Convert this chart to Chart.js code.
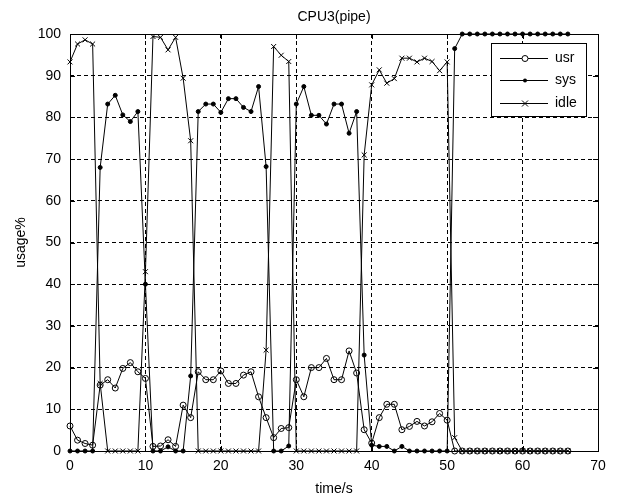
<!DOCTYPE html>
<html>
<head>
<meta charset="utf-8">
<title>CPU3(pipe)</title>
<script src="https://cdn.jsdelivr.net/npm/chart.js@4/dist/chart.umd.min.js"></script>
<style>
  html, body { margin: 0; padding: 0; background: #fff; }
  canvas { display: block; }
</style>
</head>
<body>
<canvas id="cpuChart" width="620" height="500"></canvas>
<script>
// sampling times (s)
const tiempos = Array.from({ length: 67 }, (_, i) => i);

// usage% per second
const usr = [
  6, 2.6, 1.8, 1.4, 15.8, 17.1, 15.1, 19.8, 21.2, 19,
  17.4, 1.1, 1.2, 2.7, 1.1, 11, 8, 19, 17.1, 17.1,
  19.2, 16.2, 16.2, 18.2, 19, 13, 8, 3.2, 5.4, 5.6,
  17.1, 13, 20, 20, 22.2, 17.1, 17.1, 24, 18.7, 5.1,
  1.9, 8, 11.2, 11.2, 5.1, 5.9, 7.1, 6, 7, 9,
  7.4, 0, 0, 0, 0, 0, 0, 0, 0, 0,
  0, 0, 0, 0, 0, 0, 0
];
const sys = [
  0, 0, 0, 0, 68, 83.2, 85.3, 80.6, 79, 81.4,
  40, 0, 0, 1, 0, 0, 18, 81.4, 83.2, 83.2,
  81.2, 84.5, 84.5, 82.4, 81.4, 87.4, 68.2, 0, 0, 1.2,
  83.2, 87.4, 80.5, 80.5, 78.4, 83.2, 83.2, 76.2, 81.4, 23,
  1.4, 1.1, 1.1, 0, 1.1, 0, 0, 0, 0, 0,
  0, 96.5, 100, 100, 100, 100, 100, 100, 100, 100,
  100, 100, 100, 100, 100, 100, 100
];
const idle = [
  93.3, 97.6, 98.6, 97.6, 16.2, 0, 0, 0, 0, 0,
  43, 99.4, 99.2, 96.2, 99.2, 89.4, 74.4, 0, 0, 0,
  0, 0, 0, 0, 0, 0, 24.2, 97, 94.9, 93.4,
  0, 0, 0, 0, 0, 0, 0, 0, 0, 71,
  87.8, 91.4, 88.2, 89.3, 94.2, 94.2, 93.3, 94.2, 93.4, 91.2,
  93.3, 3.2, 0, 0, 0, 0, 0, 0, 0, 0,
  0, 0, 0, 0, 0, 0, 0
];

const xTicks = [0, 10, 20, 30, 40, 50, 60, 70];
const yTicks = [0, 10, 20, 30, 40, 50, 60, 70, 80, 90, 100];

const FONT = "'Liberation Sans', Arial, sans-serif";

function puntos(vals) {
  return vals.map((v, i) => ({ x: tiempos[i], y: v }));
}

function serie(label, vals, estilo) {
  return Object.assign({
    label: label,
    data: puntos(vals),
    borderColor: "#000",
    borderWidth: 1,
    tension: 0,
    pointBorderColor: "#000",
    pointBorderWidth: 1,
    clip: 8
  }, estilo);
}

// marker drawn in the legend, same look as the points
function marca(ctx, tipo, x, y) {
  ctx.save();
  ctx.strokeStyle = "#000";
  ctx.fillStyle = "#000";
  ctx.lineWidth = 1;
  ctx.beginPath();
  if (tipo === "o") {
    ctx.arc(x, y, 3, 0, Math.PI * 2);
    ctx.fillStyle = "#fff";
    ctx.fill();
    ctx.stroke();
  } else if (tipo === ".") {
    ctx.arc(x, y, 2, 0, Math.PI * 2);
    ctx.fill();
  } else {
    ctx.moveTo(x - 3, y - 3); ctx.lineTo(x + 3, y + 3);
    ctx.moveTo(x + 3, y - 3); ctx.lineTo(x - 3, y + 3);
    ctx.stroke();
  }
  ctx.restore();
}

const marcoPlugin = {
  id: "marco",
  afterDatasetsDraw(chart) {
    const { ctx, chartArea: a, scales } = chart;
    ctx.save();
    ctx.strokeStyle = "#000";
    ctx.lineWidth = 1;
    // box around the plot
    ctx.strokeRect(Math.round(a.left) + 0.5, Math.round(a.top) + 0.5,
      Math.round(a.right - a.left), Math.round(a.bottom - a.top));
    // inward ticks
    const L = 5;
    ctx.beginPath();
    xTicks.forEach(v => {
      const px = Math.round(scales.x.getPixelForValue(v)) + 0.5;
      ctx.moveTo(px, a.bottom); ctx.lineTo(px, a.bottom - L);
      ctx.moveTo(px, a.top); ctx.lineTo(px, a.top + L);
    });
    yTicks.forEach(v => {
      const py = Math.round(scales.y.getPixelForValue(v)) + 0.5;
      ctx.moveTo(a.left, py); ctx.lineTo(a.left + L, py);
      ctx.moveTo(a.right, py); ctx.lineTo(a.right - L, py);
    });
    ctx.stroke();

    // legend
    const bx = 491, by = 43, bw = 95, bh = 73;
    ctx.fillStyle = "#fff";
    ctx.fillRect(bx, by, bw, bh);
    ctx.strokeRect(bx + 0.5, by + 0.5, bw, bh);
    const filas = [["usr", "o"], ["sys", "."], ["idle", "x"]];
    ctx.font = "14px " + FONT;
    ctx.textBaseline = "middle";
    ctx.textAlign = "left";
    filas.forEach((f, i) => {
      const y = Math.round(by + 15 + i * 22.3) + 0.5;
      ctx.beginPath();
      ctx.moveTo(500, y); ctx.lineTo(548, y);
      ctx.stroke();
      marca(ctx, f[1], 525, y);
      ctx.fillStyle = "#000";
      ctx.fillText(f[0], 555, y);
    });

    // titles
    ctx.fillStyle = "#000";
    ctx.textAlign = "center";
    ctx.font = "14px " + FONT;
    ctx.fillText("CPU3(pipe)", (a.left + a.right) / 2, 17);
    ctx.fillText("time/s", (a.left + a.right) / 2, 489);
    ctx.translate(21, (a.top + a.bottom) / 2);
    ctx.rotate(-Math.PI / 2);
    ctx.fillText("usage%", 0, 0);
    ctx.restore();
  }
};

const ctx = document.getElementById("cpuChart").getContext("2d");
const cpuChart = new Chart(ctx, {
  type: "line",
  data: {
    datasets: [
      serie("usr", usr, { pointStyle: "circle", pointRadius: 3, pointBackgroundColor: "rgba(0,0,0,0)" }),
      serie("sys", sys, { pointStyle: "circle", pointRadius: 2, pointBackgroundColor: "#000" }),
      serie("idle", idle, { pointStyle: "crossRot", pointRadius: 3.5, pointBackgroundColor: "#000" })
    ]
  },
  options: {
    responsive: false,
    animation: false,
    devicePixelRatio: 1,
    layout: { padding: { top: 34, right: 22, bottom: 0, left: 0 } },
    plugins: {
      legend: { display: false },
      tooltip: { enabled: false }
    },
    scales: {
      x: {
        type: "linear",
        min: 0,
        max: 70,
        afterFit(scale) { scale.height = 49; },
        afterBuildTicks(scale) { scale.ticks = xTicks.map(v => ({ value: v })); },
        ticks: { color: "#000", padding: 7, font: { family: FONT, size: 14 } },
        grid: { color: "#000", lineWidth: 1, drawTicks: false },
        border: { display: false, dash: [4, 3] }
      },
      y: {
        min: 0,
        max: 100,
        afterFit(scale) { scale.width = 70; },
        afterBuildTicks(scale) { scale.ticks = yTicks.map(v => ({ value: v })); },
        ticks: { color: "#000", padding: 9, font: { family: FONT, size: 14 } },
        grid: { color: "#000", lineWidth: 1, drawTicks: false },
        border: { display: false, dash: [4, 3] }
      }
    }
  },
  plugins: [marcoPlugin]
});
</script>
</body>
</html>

----

▸ **Work required**:
Are you able to set down all the lines above exactly, without any pictures?

▸ **Answer in full**:
Convert this chart to Chart.js code.
<!DOCTYPE html>
<html>
<head>
<meta charset="utf-8">
<title>CPU3(pipe)</title>
<script src="https://cdn.jsdelivr.net/npm/chart.js@4/dist/chart.umd.min.js"></script>
<style>
  html, body { margin: 0; padding: 0; background: #fff; }
  canvas { display: block; }
</style>
</head>
<body>
<canvas id="cpuChart" width="620" height="500"></canvas>
<script>
// sampling times (s)
const tiempos = Array.from({ length: 67 }, (_, i) => i);

// usage% per second
const usr = [
  6, 2.6, 1.8, 1.4, 15.8, 17.1, 15.1, 19.8, 21.2, 19,
  17.4, 1.1, 1.2, 2.7, 1.1, 11, 8, 19, 17.1, 17.1,
  19.2, 16.2, 16.2, 18.2, 19, 13, 8, 3.2, 5.4, 5.6,
  17.1, 13, 20, 20, 22.2, 17.1, 17.1, 24, 18.7, 5.1,
  1.9, 8, 11.2, 11.2, 5.1, 5.9, 7.1, 6, 7, 9,
  7.4, 0, 0, 0, 0, 0, 0, 0, 0, 0,
  0, 0, 0, 0, 0, 0, 0
];
const sys = [
  0, 0, 0, 0, 68, 83.2, 85.3, 80.6, 79, 81.4,
  40, 0, 0, 1, 0, 0, 18, 81.4, 83.2, 83.2,
  81.2, 84.5, 84.5, 82.4, 81.4, 87.4, 68.2, 0, 0, 1.2,
  83.2, 87.4, 80.5, 80.5, 78.4, 83.2, 83.2, 76.2, 81.4, 23,
  1.4, 1.1, 1.1, 0, 1.1, 0, 0, 0, 0, 0,
  0, 96.5, 100, 100, 100, 100, 100, 100, 100, 100,
  100, 100, 100, 100, 100, 100, 100
];
const idle = [
  93.3, 97.6, 98.6, 97.6, 16.2, 0, 0, 0, 0, 0,
  43, 99.4, 99.2, 96.2, 99.2, 89.4, 74.4, 0, 0, 0,
  0, 0, 0, 0, 0, 0, 24.2, 97, 94.9, 93.4,
  0, 0, 0, 0, 0, 0, 0, 0, 0, 71,
  87.8, 91.4, 88.2, 89.3, 94.2, 94.2, 93.3, 94.2, 93.4, 91.2,
  93.3, 3.2, 0, 0, 0, 0, 0, 0, 0, 0,
  0, 0, 0, 0, 0, 0, 0
];

const xTicks = [0, 10, 20, 30, 40, 50, 60, 70];
const yTicks = [0, 10, 20, 30, 40, 50, 60, 70, 80, 90, 100];

const FONT = "'Liberation Sans', Arial, sans-serif";

function puntos(vals) {
  return vals.map((v, i) => ({ x: tiempos[i], y: v }));
}

function serie(label, vals, estilo) {
  return Object.assign({
    label: label,
    data: puntos(vals),
    borderColor: "#000",
    borderWidth: 1,
    tension: 0,
    pointBorderColor: "#000",
    pointBorderWidth: 1,
    clip: 8
  }, estilo);
}

// marker drawn in the legend, same look as the points
function marca(ctx, tipo, x, y) {
  ctx.save();
  ctx.strokeStyle = "#000";
  ctx.fillStyle = "#000";
  ctx.lineWidth = 1;
  ctx.beginPath();
  if (tipo === "o") {
    ctx.arc(x, y, 3, 0, Math.PI * 2);
    ctx.fillStyle = "#fff";
    ctx.fill();
    ctx.stroke();
  } else if (tipo === ".") {
    ctx.arc(x, y, 2, 0, Math.PI * 2);
    ctx.fill();
  } else {
    ctx.moveTo(x - 3, y - 3); ctx.lineTo(x + 3, y + 3);
    ctx.moveTo(x + 3, y - 3); ctx.lineTo(x - 3, y + 3);
    ctx.stroke();
  }
  ctx.restore();
}

const marcoPlugin = {
  id: "marco",
  afterDatasetsDraw(chart) {
    const { ctx, chartArea: a, scales } = chart;
    ctx.save();
    ctx.strokeStyle = "#000";
    ctx.lineWidth = 1;
    // box around the plot
    ctx.strokeRect(Math.round(a.left) + 0.5, Math.round(a.top) + 0.5,
      Math.round(a.right - a.left), Math.round(a.bottom - a.top));
    // inward ticks
    const L = 5;
    ctx.beginPath();
    xTicks.forEach(v => {
      const px = Math.round(scales.x.getPixelForValue(v)) + 0.5;
      ctx.moveTo(px, a.bottom); ctx.lineTo(px, a.bottom - L);
      ctx.moveTo(px, a.top); ctx.lineTo(px, a.top + L);
    });
    yTicks.forEach(v => {
      const py = Math.round(scales.y.getPixelForValue(v)) + 0.5;
      ctx.moveTo(a.left, py); ctx.lineTo(a.left + L, py);
      ctx.moveTo(a.right, py); ctx.lineTo(a.right - L, py);
    });
    ctx.stroke();

    // legend
    const bx = 491, by = 43, bw = 95, bh = 73;
    ctx.fillStyle = "#fff";
    ctx.fillRect(bx, by, bw, bh);
    ctx.strokeRect(bx + 0.5, by + 0.5, bw, bh);
    const filas = [["usr", "o"], ["sys", "."], ["idle", "x"]];
    ctx.font = "14px " + FONT;
    ctx.textBaseline = "middle";
    ctx.textAlign = "left";
    filas.forEach((f, i) => {
      const y = Math.round(by + 15 + i * 22.3) + 0.5;
      ctx.beginPath();
      ctx.moveTo(500, y); ctx.lineTo(548, y);
      ctx.stroke();
      marca(ctx, f[1], 525, y);
      ctx.fillStyle = "#000";
      ctx.fillText(f[0], 555, y);
    });

    // titles
    ctx.fillStyle = "#000";
    ctx.textAlign = "center";
    ctx.font = "14px " + FONT;
    ctx.fillText("CPU3(pipe)", (a.left + a.right) / 2, 17);
    ctx.fillText("time/s", (a.left + a.right) / 2, 489);
    ctx.translate(21, (a.top + a.bottom) / 2);
    ctx.rotate(-Math.PI / 2);
    ctx.fillText("usage%", 0, 0);
    ctx.restore();
  }
};

const ctx = document.getElementById("cpuChart").getContext("2d");
const cpuChart = new Chart(ctx, {
  type: "line",
  data: {
    datasets: [
      serie("usr", usr, { pointStyle: "circle", pointRadius: 3, pointBackgroundColor: "rgba(0,0,0,0)" }),
      serie("sys", sys, { pointStyle: "circle", pointRadius: 2, pointBackgroundColor: "#000" }),
      serie("idle", idle, { pointStyle: "crossRot", pointRadius: 3.5, pointBackgroundColor: "#000" })
    ]
  },
  options: {
    responsive: false,
    animation: false,
    devicePixelRatio: 1,
    layout: { padding: { top: 34, right: 22, bottom: 0, left: 0 } },
    plugins: {
      legend: { display: false },
      tooltip: { enabled: false }
    },
    scales: {
      x: {
        type: "linear",
        min: 0,
        max: 70,
        afterFit(scale) { scale.height = 49; },
        afterBuildTicks(scale) { scale.ticks = xTicks.map(v => ({ value: v })); },
        ticks: { color: "#000", padding: 7, font: { family: FONT, size: 14 } },
        grid: { color: "#000", lineWidth: 1, drawTicks: false },
        border: { display: false, dash: [4, 3] }
      },
      y: {
        min: 0,
        max: 100,
        afterFit(scale) { scale.width = 70; },
        afterBuildTicks(scale) { scale.ticks = yTicks.map(v => ({ value: v })); },
        ticks: { color: "#000", padding: 9, font: { family: FONT, size: 14 } },
        grid: { color: "#000", lineWidth: 1, drawTicks: false },
        border: { display: false, dash: [4, 3] }
      }
    }
  },
  plugins: [marcoPlugin]
});
</script>
</body>
</html>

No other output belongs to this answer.